Sri Lanka’s leadership, past and present, have always liked a show. So the present administration, notwithstanding the risk that the Sun God in the Wanni may try to attract attention to himself with yet another act of brutal terror, offered to stand in for the Maldivian Republic which found itself unable at this time to take its turn to host the summit. In the event, the LTTE made a weak attempt to project itself as good boys with a unilateral ceasefire, similar to others it had declared when the Tigers were feeling the military heat.

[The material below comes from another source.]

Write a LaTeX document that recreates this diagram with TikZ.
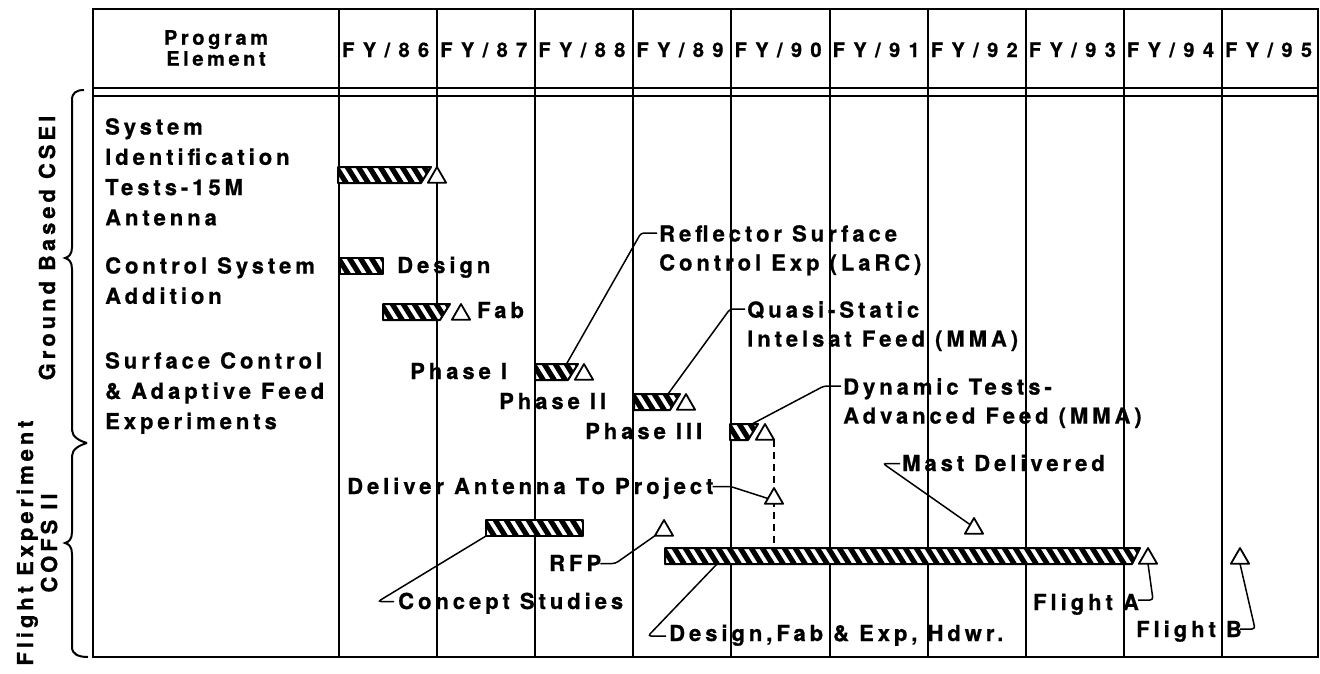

Nevertheless the government could not take a chance and those of us, often sitting in air conditioned cars at road blocks, cursing the president, his government and SAARC, spared little thought for the soldiers and policemen (and women) whose task of standing up to any eventuality was obviously thousand-fold more uncomfortable than that of the so-called ``general public.’’
In the run-up to SAARC, we had ministers of the government saying that the public should suffer small inconveniences for the greater good. Coming from the mouths of those who suffer no inconveniences either at road blocks or the numerous other irritants that are the lot of ordinary folk on a daily basis, such words would have meant nothing to those to whom they were intended. But the president knows very well that the kind of gripes that have been expressed here largely belong to middle class city dwellers. His constituents are out there in the rural hinterland, perhaps enjoying the sights of the dancing girls with their pom-poms doing their thing against the backdrop of the BMICH fountains. They would not know what the sleek Mercedes limousines, armoured against possible LTTE terror, cost the taxpayers of this country. Nor will they care or think that our ruling elite will appropriate these vehicles for their use once the show is over. That, after all, is the way the papadam crumbles in this democratic socialist republic of ours. We’ve lived with it in the past and will, no doubt, live with it in the future.

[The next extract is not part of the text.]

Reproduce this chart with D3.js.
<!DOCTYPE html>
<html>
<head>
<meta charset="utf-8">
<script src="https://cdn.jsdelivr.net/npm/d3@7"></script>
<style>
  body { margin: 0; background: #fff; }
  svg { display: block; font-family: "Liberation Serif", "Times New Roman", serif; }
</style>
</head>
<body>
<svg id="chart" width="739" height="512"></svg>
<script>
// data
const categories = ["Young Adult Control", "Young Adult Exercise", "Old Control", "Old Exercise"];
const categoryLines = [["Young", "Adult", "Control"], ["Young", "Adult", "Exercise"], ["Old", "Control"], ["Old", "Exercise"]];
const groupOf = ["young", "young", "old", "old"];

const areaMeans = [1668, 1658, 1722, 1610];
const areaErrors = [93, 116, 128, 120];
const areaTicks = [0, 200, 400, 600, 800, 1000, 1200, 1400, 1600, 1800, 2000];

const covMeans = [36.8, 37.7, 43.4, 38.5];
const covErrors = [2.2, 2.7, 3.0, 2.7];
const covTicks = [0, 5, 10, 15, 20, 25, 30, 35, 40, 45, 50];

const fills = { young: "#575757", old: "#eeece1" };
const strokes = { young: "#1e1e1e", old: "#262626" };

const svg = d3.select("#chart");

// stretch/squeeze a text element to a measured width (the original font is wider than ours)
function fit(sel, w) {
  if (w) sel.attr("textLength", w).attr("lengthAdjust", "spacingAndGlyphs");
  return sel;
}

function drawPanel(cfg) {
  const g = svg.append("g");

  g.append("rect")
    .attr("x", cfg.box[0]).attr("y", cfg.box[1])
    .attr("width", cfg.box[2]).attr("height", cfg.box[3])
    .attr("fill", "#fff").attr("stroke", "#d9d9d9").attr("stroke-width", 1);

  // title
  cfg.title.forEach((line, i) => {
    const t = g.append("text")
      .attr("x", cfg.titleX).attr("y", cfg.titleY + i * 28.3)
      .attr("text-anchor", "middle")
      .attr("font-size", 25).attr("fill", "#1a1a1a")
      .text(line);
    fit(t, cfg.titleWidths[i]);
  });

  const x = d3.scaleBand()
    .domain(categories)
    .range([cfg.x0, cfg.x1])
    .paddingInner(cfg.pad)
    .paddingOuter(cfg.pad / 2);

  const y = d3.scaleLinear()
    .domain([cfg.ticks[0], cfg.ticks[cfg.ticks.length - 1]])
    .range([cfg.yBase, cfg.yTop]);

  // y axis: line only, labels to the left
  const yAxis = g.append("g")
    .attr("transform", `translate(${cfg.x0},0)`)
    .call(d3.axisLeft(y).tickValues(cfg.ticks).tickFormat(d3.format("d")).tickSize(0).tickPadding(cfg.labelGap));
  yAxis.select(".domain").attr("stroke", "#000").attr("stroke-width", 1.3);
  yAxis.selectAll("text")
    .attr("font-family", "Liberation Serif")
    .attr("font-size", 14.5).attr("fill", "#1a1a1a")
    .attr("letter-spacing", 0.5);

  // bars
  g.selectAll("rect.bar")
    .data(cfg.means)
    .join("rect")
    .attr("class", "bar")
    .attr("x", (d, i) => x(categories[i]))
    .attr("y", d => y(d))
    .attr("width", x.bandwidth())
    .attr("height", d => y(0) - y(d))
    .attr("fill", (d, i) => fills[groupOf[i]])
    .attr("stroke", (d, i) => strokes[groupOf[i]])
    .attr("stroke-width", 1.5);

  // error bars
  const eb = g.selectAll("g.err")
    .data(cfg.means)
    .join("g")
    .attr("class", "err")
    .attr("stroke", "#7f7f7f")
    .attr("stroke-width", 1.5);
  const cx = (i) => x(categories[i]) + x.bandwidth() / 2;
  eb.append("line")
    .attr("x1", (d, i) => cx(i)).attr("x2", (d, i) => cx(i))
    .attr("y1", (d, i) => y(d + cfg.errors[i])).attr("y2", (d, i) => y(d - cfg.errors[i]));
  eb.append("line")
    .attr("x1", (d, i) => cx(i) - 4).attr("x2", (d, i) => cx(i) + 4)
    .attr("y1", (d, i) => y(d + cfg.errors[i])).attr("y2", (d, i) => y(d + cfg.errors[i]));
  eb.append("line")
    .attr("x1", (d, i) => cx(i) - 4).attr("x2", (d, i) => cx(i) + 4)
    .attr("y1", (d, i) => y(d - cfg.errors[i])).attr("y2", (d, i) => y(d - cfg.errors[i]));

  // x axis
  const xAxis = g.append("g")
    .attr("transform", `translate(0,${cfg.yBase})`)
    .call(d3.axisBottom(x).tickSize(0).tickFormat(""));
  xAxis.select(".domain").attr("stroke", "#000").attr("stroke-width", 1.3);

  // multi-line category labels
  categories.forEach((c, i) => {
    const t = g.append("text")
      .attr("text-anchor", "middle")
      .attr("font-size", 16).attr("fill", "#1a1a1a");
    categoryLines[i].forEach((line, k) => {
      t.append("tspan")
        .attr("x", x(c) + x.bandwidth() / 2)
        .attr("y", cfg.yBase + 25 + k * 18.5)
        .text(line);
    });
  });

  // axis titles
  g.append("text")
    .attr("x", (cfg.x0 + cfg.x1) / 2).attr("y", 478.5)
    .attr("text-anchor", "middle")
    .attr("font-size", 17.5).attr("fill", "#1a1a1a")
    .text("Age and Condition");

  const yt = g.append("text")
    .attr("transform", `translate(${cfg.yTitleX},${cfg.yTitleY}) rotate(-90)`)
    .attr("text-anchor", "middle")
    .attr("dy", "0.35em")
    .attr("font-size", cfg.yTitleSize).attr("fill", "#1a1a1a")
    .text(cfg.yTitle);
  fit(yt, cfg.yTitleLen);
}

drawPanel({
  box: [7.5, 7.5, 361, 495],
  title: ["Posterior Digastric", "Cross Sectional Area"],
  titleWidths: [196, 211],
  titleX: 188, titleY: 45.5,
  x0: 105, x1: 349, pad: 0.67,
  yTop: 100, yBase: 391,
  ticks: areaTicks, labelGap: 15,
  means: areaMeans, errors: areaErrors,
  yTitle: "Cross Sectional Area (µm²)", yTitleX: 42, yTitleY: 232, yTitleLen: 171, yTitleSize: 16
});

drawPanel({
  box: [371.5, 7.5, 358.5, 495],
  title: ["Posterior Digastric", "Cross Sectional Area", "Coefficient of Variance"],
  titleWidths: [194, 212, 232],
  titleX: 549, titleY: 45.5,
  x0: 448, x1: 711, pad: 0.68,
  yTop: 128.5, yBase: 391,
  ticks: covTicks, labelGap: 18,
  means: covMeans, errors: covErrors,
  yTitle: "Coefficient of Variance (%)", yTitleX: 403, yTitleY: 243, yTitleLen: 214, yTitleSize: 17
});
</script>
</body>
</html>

SAARC has given little to the teeming millions of South Asia who today number over 1.5 billion, the majority living in poverty. Those of us who know well what a hundred rupee note will buy in this country today should reflect on the fact that three quarters of the people of the eight member countries of SAARC live on less than two dollars a day - a little over 200 rupees in our money and considerably less elsewhere in the region where the currency is much stronger than ours. The sumptuous banquets laid out for their leaders by a host country where ``clean suit, empty pocket’’ is part of the culture, will cost more per plate than the vast majority of those whose taxes fund such boru shoke can hope to earn in a month. Each summit has seen the assertion or the hope that this time it will be different although the track record says something else.

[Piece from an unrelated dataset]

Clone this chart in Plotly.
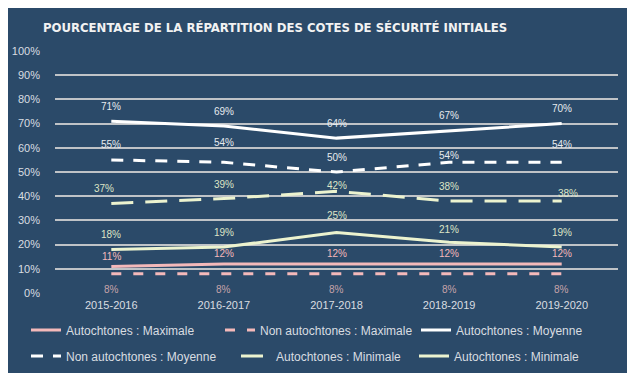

But there are things to be learned from the SAARC experience, things that many of us knew perhaps subconsciously. Take the repairs to the roads as an example. From the time R.A. de Mel Mawatha, better known as Duplication Road, was made one way from Kollupitiya junction to Vajira Road in Bambalapitiya, with bollards torn down and various other consequential actions, the road surface remained in a pathetic state until a SAARC impetus awakened sleeping giants. The fact that this was one of the capital city’s main thoroughfares meant nothing to anybody who mattered. But suddenly we saw some frantic roadwork. Meeting tight deadlines usually mean bigger bills and the chances are that the work that was done in various places in preparation for the summit would probably have cost more than it would otherwise have if completed at a more leisurely pace.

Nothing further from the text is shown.